Michael Dell might be about to pull off the biggest tech deal in history. But he better get it done before the next freakout on Wall Street.

Recent media reports strongly suggest Dell is planning a mega marriage with EMC (EMC), the data-storage heavyweight. The only problem is the sheer size of the proposed deal -- roughly $50 billion -- requires Wall Street's cooperation.


To get the deal done, Dell would need to raise an estimated $40 billion most likely by selling junk bonds. But that's a ton of money, and Dell is already saddled with lots of debt from its last deal.

Two years ago Dell got tired of the harsh scrutiny from short-term minded Wall Street on the firm he founded in his dorm room in 1984. So he teamed up with Silver Lake Partners to bring the company private for $25 billion. Much of it was funded by debt.

But Dell and EMC are mature tech companies in aging markets. So it will be hard for investors to look past their balance sheets, like they might be willing to do for a cooler and fast growing company like Uber or Snapchat.

"That's going to be a lot to swallow. You can see why the market might have a little bit of indigestion," said Noel Hebert, senior credit analyst at Bloomberg Intelligence.

Will Wall Street cooperate?

Most importantly, the sentiment on Wall Street lately has been skittish at best. The markets have been lurching between really bad losses and gains this summer. Fears about trouble in China and Federal Reserve policy sent the Dow plummeting an unprecedented 1,000 points on August 24.

The junk bond market that Dell needs to hit up for money was not immune to that turbulence. The value of the bonds tumbled in what Hebert calls a "puke out."

Thankfully conditions have improved vastly in recent weeks as worries about China have eased a bit. The stock and bond markets have rallied.

But no one knows how long these conditions will last. Renewed volatility could make a deal the size of Dell-EMC difficult to pull off at reasonable terms.

"There is certainly an apprehension in the marketplace," said Hebert.

Deal structure remains mystery

A key question will be what a Dell-EMC marriage would actually look like.

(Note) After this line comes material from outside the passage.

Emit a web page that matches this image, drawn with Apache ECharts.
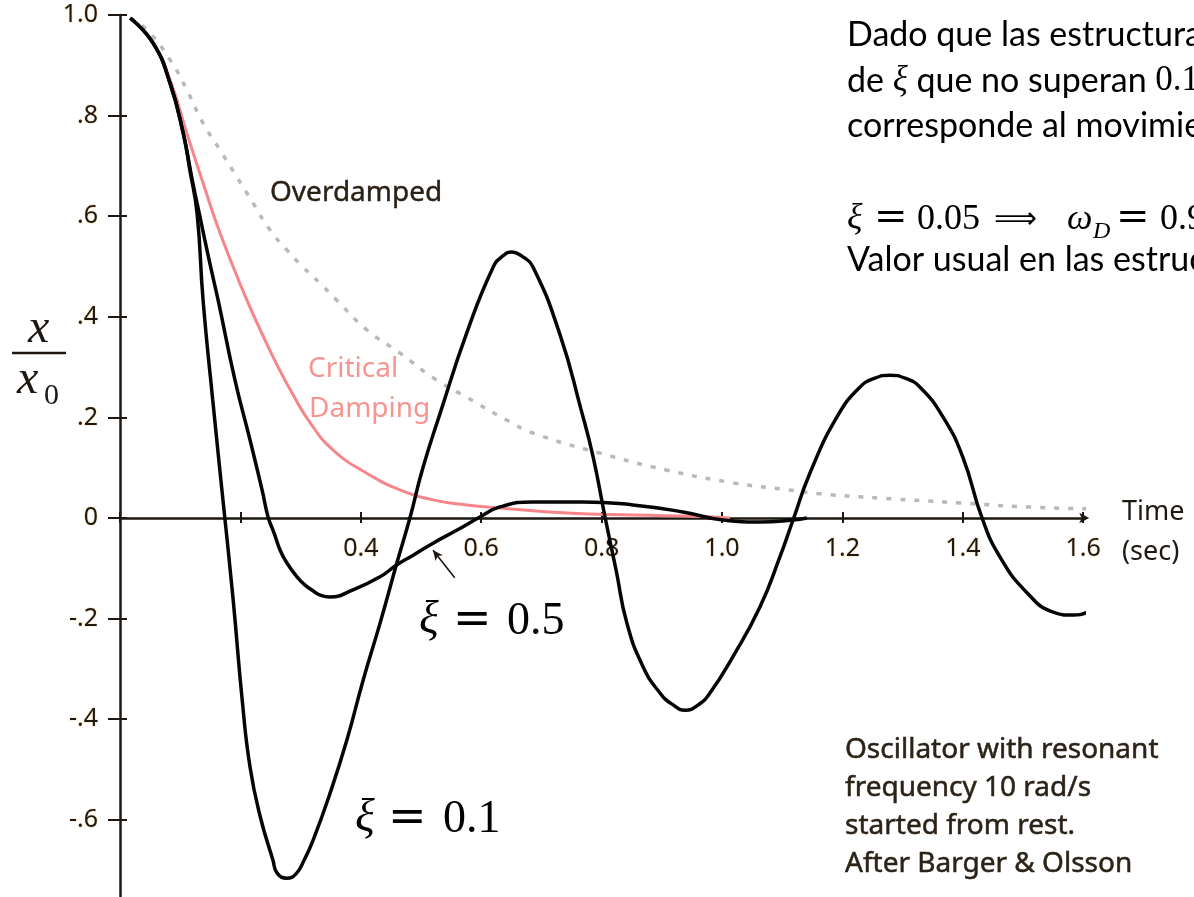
<!DOCTYPE html>
<html>
<head>
<meta charset="utf-8">
<title>Oscilador amortiguado</title>
<script src="https://cdn.jsdelivr.net/npm/echarts@6.0.0/dist/echarts.min.js"></script>
<style>
  html, body { margin: 0; padding: 0; background: #fff; }
  #chart { width: 1194px; height: 897px; }
</style>
</head>
<body>
<div id="chart"></div>
<script>
// curves as [time (s), x/x0]
const overdamped = [
  [0.017, 0.994], [0.045, 0.970], [0.083, 0.911], [0.111, 0.851], [0.138, 0.785],
  [0.166, 0.732], [0.194, 0.678], [0.221, 0.626], [0.249, 0.573], [0.277, 0.533],
  [0.304, 0.499], [0.332, 0.467], [0.360, 0.433], [0.410, 0.374], [0.465, 0.328],
  [0.520, 0.279], [0.576, 0.240], [0.642, 0.195], [0.686, 0.169], [0.797, 0.129],
  [0.909, 0.095], [1.018, 0.070], [1.110, 0.056], [1.163, 0.048], [1.284, 0.038],
  [1.395, 0.030], [1.507, 0.022], [1.611, 0.018]
];
const critical = [
  [0.017, 0.994], [0.055, 0.944], [0.085, 0.865], [0.111, 0.765], [0.138, 0.666],
  [0.166, 0.567], [0.208, 0.441], [0.233, 0.374], [0.261, 0.304], [0.287, 0.246],
  [0.316, 0.189], [0.354, 0.135], [0.410, 0.089], [0.465, 0.056], [0.520, 0.036],
  [0.576, 0.026], [0.631, 0.020], [0.743, 0.010], [0.852, 0.006], [0.963, 0.003],
  [1.013, 0.000]
];
const xi05 = [
  [0.017, 0.994], [0.055, 0.944], [0.083, 0.865], [0.105, 0.765], [0.121, 0.666],
  [0.133, 0.598], [0.148, 0.513], [0.163, 0.433], [0.191, 0.274], [0.216, 0.155],
  [0.236, 0.056], [0.246, 0.002], [0.256, -0.030], [0.266, -0.064], [0.277, -0.089],
  [0.294, -0.117], [0.307, -0.133], [0.321, -0.145], [0.332, -0.153], [0.349, -0.157],
  [0.387, -0.143], [0.432, -0.117], [0.460, -0.093], [0.487, -0.074], [0.520, -0.050],
  [0.560, -0.024], [0.598, 0.002], [0.631, 0.022], [0.686, 0.032], [0.769, 0.032],
  [0.852, 0.026], [0.935, 0.012], [1.002, -0.004], [1.063, -0.008], [1.118, -0.004],
  [1.141, 0.000]
];
const xi01 = [
  [0.017, 0.994], [0.055, 0.944], [0.083, 0.865], [0.105, 0.765], [0.116, 0.692],
  [0.128, 0.606], [0.138, 0.433], [0.154, 0.235], [0.171, 0.036], [0.188, -0.163],
  [0.203, -0.362], [0.216, -0.495], [0.233, -0.594], [0.254, -0.680], [0.261, -0.706],
  [0.277, -0.716], [0.292, -0.708], [0.306, -0.680], [0.321, -0.640], [0.349, -0.547],
  [0.377, -0.441], [0.404, -0.322], [0.432, -0.209], [0.460, -0.089], [0.482, 0.002],
  [0.502, 0.095], [0.532, 0.209], [0.576, 0.368], [0.620, 0.499], [0.636, 0.521],
  [0.651, 0.529], [0.667, 0.521], [0.686, 0.499], [0.731, 0.364], [0.766, 0.215],
  [0.786, 0.121], [0.806, 0.000], [0.824, -0.103], [0.842, -0.209], [0.869, -0.296],
  [0.897, -0.348], [0.917, -0.370], [0.939, -0.382], [0.960, -0.372], [0.980, -0.348],
  [1.018, -0.276], [1.063, -0.177], [1.096, -0.078], [1.118, -0.004], [1.146, 0.089],
  [1.191, 0.201], [1.229, 0.260], [1.254, 0.278], [1.279, 0.284], [1.304, 0.278],
  [1.329, 0.260], [1.367, 0.201], [1.400, 0.121], [1.432, 0.000], [1.462, -0.078],
  [1.507, -0.149], [1.550, -0.187], [1.583, -0.193], [1.608, -0.187], [1.633, -0.171],
  [1.656, -0.149]
];

// tick labels
const yTickValues = [-0.6, -0.4, -0.2, 0, 0.2, 0.4, 0.6, 0.8, 1.0];
const yTickText = ['-.6', '-.4', '-.2', '0', '.2', '.4', '.6', '.8', '1.0'];
const xHiddenLabels = [0, 0.2];

// little arrow pointing at the xi = 0.5 curve
const arrowFrom = [0.556, -0.119];
const arrowTo = [0.520, -0.064];

const ink = '#1d1813';
const halo = 'rgba(252, 222, 180, 0.7)';
const serif = '"Liberation Serif", "DejaVu Serif", serif';
const eqFont = '"DejaVu Serif", serif';
const sans = '"Noto Sans", "Open Sans", sans-serif';
const note = 'Lato, "Noto Sans", sans-serif';

// plot box: 1.0 sits at y=15, 0 at y=518
const gridTop = 15;
const gridHeight = 905.4;
const zeroY = 518;

const chart = echarts.init(document.getElementById('chart'));

function txt(text, x, y, font, fill, more) {
  return {
    type: 'text', x: x, y: y, silent: true,
    style: Object.assign({
      text: text, font: font, fill: fill || ink,
      align: 'left', textAlign: 'left', verticalAlign: 'middle', textVerticalAlign: 'middle'
    }, more || {})
  };
}

const axisLabelStyle = {
  fontFamily: sans, fontSize: 25, color: ink,
  textBorderColor: halo, textBorderWidth: 1.5
};

const lineBase = { type: 'line', showSymbol: false, smooth: 0.5, clip: false, silent: true };
const xOffset = zeroY - (gridTop + gridHeight);
const bold = { stroke: '#2b2218', lineWidth: 0.5 };

chart.setOption({
  animation: false,
  backgroundColor: '#fff',
  grid: { left: 120, top: gridTop, width: 963.2, height: gridHeight, containLabel: false, outerBoundsMode: 'none' },
  xAxis: [{
    type: 'value', position: 'bottom', offset: xOffset, min: 0, max: 1.6, interval: 0.2,
    axisLine: {
      onZero: false, lineStyle: { color: ink, width: 2.5 },
      symbol: ['none', 'arrow'], symbolSize: [8, 10], symbolOffset: [0, 6]
    },
    axisTick: { length: 5, lineStyle: { color: ink, width: 2 } },
    axisLabel: Object.assign({}, axisLabelStyle, {
      margin: 18,
      formatter: function (v) {
        return xHiddenLabels.some(function (h) { return Math.abs(h - v) < 1e-6; }) ? '' : v.toFixed(1);
      }
    }),
    splitLine: { show: false }
  }, {
    type: 'value', position: 'bottom', offset: xOffset, min: 0, max: 1.6, interval: 0.2,
    axisLine: { show: false, onZero: false },
    axisTick: { inside: true, length: 6, lineStyle: { color: ink, width: 2 } },
    axisLabel: { show: false },
    splitLine: { show: false }
  }],
  yAxis: [{
    type: 'value', position: 'left', min: -0.8, max: 1.0, interval: 0.2,
    axisLine: { show: true, onZero: false, lineStyle: { color: ink, width: 2.5 } },
    axisTick: { show: true, length: 12, lineStyle: { color: ink, width: 2 } },
    axisLabel: Object.assign({}, axisLabelStyle, {
      margin: 22,
      formatter: function (v) {
        const i = yTickValues.findIndex(function (t) { return Math.abs(t - v) < 1e-6; });
        return i < 0 ? '' : yTickText[i];
      }
    }),
    splitLine: { show: false }
  }, {
    type: 'value', position: 'left', min: -0.8, max: 1.0, interval: 0.2,
    axisLine: { show: false, onZero: false },
    axisTick: { show: true, inside: true, length: 7, lineStyle: { color: ink, width: 2 } },
    axisLabel: { show: false },
    splitLine: { show: false }
  }],
  series: [
    Object.assign({}, lineBase, {
      name: 'Overdamped', data: overdamped, z: 2,
      lineStyle: { color: '#b9b9b9', width: 3.5, type: [5, 9] }
    }),
    Object.assign({}, lineBase, {
      name: 'Critical Damping', data: critical, z: 3,
      lineStyle: { color: '#f6868a', width: 3 }
    }),
    Object.assign({}, lineBase, {
      name: 'ξ = 0.5', data: xi05, z: 4,
      lineStyle: { color: '#050505', width: 3.5 },
      markLine: {
        silent: true, symbol: ['none', 'arrow'], symbolSize: [7, 10],
        label: { show: false },
        lineStyle: { color: ink, width: 1.6, type: 'solid' },
        data: [[{ coord: arrowFrom }, { coord: arrowTo }]]
      }
    }),
    Object.assign({}, lineBase, {
      name: 'ξ = 0.1', data: xi01, z: 5,
      lineStyle: { color: '#050505', width: 3.5 }
    })
  ],
  graphic: [
    // x / x0 axis name
    txt('x', 28, 329, 'italic 48px ' + serif, ink),
    { type: 'line', silent: true, shape: { x1: 12, y1: 353, x2: 66, y2: 353 }, style: { stroke: ink, lineWidth: 2.5 } },
    txt('x', 17, 380, 'italic 48px ' + serif, ink),
    txt('0', 44, 396, '30px ' + serif, ink),

    // curve labels
    txt('Overdamped', 270, 193, '28px ' + sans, '#2a2016', { stroke: '#2a2016', lineWidth: 0.4 }),
    txt('Critical', 308, 369, '28px ' + sans, '#f7948f'),
    txt('Damping', 309, 409, '28px ' + sans, '#f7948f'),
    txt('ξ', 419, 621, 'italic 46px ' + serif, '#000'),
    txt('=', 453, 621, '46px ' + eqFont, '#000'),
    txt('0.5', 507, 622, '46px ' + serif, '#000'),
    txt('ξ', 355, 819, 'italic 46px ' + serif, '#000'),
    txt('=', 388, 819, '46px ' + eqFont, '#000'),
    txt('0.1', 443, 820, '46px ' + serif, '#000'),

    // axis end labels
    txt('Time', 1122, 512, '27px ' + sans, ink),
    txt('(sec)', 1122, 552, '27px ' + sans, ink),

    // notes on the right
    txt('Dado que las estructuras', 847, 35, '34px ' + note, '#000'),
    txt('{t|de }{m|ξ}{t| que no superan }{n|0.1}', 847, 81, '34px ' + note, '#000', {
      rich: {
        t: { fontFamily: note, fontSize: 34 },
        m: { fontFamily: serif, fontStyle: 'italic', fontSize: 35 },
        n: { fontFamily: serif, fontSize: 35 }
      }
    }),
    txt('corresponde al movimiento', 847, 126, '34px ' + note, '#000'),
    txt('ξ', 847, 219, 'italic 36px ' + serif, '#000'),
    txt('=', 874, 219, '40px ' + eqFont, '#000'),
    txt('0.05', 917, 220, '36px ' + serif, '#000'),
    txt('⟹', 994, 220, '30px "DejaVu Sans"', '#000'),
    txt('ω', 1067, 220, 'italic 36px ' + serif, '#000'),
    txt('D', 1093, 232, 'italic 24px ' + serif, '#000'),
    txt('=', 1116, 219, '40px ' + eqFont, '#000'),
    txt('0.9987', 1160, 220, '36px ' + serif, '#000'),
    txt('Valor usual en las estructuras', 847, 260, '34px ' + note, '#000'),

    // figure credit
    txt('Oscillator with resonant', 845, 750, '28px ' + sans, '#2b2218', bold),
    txt('frequency 10 rad/s', 845, 788, '28px ' + sans, '#2b2218', bold),
    txt('started from rest.', 845, 826, '28px ' + sans, '#2b2218', bold),
    txt('After Barger & Olsson', 845, 864, '28px ' + sans, '#2b2218', bold)
  ]
});
</script>
</body>
</html>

No one knows at this point. Some have speculated the amount of debt needed could be lowered by selling off EMC's most coveted asset: Its 81% stake in VMWare (VMW), which provides software for the cloud and virtual space.

Dell did not respond to a request for comment from CNNMoney. EMC declined to comment on "rumor and speculation."

But analysts who cover EMC believe it's a lot more than mere rumor.

"There's meat on the bones here. All indications are that it's 11:59 on the clock and we're about to strike midnight," said Daniel Ives, who covers at EMC at FBR Capital Markets.

Too much debt?

But Ives acknowledges there could still be speed bumps, saying: "Financing issues could be a snag."

Both Dell and EMC generate tons of cash, making a combination attractive to bond investors. EMC has little debt and posted $24 billion in revenue last year.

Yet Dell is still carrying more than $11 billion in debt, according to FactSet. A deal with EMC would add lots more.

"That's definitely something on the minds of investors. This type of debt load -- for a tech company?" said Ives.